§ PROBLEM TO SOLVE
Give again only the lines running from the one with "What Plotly.js code" through the one with "const yTicks = [0,20,40,60,80,100,120];", inclusive. Omit every picture.

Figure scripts
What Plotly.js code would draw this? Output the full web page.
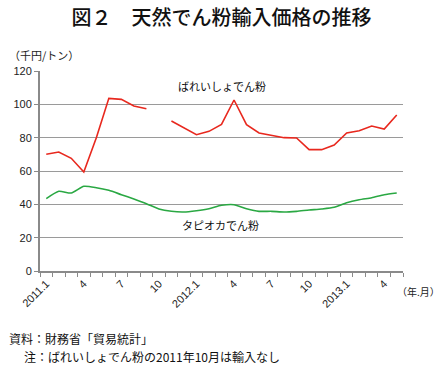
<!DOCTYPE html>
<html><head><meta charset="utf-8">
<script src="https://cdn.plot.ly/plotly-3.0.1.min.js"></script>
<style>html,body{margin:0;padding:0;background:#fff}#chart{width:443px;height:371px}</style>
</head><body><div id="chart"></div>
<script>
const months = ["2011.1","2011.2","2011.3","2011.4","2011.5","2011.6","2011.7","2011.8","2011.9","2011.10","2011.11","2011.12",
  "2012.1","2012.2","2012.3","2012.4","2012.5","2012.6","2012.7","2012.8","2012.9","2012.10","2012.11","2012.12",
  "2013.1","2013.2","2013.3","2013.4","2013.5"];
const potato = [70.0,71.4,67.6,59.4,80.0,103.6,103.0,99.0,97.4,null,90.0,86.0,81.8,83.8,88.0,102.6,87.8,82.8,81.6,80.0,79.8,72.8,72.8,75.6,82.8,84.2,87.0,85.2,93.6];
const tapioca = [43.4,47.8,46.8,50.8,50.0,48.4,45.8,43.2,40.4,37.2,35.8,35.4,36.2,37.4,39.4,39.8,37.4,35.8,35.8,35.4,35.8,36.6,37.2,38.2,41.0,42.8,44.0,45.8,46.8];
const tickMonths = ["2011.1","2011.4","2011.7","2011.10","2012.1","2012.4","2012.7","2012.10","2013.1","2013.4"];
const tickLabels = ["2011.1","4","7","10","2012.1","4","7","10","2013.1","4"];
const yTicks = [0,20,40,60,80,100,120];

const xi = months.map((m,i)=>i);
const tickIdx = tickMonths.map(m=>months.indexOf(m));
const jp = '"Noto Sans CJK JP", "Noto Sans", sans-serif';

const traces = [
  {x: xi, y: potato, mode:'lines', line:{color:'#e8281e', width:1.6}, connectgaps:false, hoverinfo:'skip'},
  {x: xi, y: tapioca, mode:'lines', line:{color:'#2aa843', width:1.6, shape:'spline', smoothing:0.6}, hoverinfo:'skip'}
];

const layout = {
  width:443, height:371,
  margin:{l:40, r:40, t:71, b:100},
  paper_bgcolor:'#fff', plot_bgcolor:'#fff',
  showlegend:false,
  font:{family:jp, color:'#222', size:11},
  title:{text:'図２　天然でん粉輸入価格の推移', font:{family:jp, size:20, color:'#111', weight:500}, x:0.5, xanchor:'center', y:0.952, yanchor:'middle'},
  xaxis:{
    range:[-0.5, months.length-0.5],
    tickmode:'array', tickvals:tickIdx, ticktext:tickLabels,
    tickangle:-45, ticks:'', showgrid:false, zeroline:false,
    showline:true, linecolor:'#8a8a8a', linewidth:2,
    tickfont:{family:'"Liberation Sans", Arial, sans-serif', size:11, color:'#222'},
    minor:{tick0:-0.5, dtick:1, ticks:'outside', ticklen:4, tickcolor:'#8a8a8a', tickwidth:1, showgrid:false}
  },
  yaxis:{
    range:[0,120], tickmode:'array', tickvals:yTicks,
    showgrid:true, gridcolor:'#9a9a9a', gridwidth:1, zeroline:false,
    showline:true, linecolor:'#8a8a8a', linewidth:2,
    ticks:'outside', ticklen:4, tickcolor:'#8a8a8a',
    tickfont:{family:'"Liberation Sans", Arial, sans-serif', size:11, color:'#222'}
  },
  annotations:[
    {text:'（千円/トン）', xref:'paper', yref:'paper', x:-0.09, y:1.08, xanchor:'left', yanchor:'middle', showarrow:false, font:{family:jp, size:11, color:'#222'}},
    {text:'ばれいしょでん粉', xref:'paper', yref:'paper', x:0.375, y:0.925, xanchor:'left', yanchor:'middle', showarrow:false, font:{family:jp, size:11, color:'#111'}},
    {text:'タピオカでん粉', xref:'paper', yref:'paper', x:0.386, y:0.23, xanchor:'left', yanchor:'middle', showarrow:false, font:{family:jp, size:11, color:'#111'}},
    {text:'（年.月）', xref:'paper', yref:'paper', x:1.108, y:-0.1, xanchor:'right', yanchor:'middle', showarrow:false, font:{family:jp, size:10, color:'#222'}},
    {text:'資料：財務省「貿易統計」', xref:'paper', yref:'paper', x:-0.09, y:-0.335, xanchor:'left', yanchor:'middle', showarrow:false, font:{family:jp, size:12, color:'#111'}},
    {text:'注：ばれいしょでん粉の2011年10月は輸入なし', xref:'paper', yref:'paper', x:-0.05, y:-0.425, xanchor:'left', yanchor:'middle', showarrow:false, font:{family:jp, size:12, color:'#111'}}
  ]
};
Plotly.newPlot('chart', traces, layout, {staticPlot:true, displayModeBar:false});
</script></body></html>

--

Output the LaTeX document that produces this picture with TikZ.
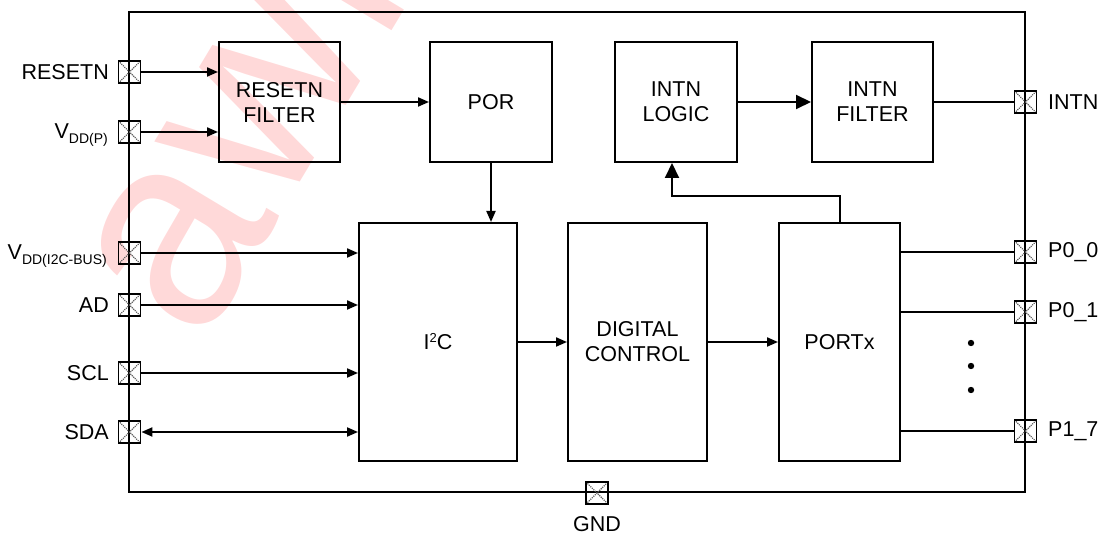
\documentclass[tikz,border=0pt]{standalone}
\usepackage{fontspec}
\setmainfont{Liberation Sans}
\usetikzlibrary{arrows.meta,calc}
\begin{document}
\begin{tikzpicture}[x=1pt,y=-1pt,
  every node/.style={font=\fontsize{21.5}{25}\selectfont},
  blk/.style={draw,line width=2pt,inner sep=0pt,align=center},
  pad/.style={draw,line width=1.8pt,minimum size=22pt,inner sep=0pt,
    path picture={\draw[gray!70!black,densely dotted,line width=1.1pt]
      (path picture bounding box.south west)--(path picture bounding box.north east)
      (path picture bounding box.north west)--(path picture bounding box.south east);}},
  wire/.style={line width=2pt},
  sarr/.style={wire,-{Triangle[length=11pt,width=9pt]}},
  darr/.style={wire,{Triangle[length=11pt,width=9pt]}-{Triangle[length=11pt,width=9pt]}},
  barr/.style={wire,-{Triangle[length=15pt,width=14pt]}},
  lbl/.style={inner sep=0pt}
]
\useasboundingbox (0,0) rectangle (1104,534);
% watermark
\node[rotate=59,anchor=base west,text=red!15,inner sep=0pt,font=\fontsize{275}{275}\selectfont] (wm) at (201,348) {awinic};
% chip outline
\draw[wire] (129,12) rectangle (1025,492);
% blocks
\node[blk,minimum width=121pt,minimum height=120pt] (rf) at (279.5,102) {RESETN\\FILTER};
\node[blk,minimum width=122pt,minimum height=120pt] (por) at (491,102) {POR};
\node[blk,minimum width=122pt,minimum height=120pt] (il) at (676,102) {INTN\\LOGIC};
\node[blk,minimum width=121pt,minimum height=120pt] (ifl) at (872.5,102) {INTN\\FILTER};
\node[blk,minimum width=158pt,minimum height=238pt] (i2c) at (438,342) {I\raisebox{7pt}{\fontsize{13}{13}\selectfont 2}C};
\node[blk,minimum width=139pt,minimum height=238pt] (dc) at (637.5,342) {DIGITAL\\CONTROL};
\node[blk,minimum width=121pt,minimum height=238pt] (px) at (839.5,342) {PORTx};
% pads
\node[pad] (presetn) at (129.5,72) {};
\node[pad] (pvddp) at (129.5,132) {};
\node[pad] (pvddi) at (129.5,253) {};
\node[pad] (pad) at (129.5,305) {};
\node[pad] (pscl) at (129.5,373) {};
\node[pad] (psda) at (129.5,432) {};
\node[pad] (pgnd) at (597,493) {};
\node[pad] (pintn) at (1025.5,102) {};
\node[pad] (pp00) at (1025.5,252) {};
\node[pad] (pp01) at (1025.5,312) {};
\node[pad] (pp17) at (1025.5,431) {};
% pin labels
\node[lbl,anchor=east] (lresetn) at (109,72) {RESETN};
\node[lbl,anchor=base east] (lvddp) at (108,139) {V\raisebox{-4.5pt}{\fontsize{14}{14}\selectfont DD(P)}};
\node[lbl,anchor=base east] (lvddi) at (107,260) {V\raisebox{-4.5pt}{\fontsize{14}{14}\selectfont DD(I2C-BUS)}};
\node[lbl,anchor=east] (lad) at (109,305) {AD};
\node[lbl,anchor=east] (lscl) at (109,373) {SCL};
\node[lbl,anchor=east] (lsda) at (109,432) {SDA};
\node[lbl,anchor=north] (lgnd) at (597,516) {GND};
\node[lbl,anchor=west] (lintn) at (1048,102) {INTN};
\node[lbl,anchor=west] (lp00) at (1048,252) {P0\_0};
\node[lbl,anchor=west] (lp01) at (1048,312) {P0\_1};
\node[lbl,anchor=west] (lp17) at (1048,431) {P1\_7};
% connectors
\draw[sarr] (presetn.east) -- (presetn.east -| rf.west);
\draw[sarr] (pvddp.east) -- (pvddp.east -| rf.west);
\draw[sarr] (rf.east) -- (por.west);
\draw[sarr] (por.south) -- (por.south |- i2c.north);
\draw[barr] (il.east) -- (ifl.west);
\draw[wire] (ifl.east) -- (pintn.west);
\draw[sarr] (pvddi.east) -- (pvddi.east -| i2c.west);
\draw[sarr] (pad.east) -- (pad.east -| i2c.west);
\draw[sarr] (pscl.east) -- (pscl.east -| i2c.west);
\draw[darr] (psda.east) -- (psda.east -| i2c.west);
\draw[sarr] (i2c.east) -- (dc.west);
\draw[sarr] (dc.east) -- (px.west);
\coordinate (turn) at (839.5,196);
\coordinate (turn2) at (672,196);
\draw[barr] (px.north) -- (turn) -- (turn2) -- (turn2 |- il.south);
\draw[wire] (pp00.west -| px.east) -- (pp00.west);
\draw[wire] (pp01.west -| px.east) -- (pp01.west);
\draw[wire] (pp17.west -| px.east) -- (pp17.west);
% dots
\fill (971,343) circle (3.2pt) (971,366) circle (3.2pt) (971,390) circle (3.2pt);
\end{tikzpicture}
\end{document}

§ PROBLEM SOLUTION
What Plotly.js code would draw this? Output the full web page.
<!DOCTYPE html>
<html><head><meta charset="utf-8">
<script src="https://cdn.plot.ly/plotly-3.0.1.min.js"></script>
<style>html,body{margin:0;padding:0;background:#fff}#chart{width:443px;height:371px}</style>
</head><body><div id="chart"></div>
<script>
const months = ["2011.1","2011.2","2011.3","2011.4","2011.5","2011.6","2011.7","2011.8","2011.9","2011.10","2011.11","2011.12",
  "2012.1","2012.2","2012.3","2012.4","2012.5","2012.6","2012.7","2012.8","2012.9","2012.10","2012.11","2012.12",
  "2013.1","2013.2","2013.3","2013.4","2013.5"];
const potato = [70.0,71.4,67.6,59.4,80.0,103.6,103.0,99.0,97.4,null,90.0,86.0,81.8,83.8,88.0,102.6,87.8,82.8,81.6,80.0,79.8,72.8,72.8,75.6,82.8,84.2,87.0,85.2,93.6];
const tapioca = [43.4,47.8,46.8,50.8,50.0,48.4,45.8,43.2,40.4,37.2,35.8,35.4,36.2,37.4,39.4,39.8,37.4,35.8,35.8,35.4,35.8,36.6,37.2,38.2,41.0,42.8,44.0,45.8,46.8];
const tickMonths = ["2011.1","2011.4","2011.7","2011.10","2012.1","2012.4","2012.7","2012.10","2013.1","2013.4"];
const tickLabels = ["2011.1","4","7","10","2012.1","4","7","10","2013.1","4"];
const yTicks = [0,20,40,60,80,100,120];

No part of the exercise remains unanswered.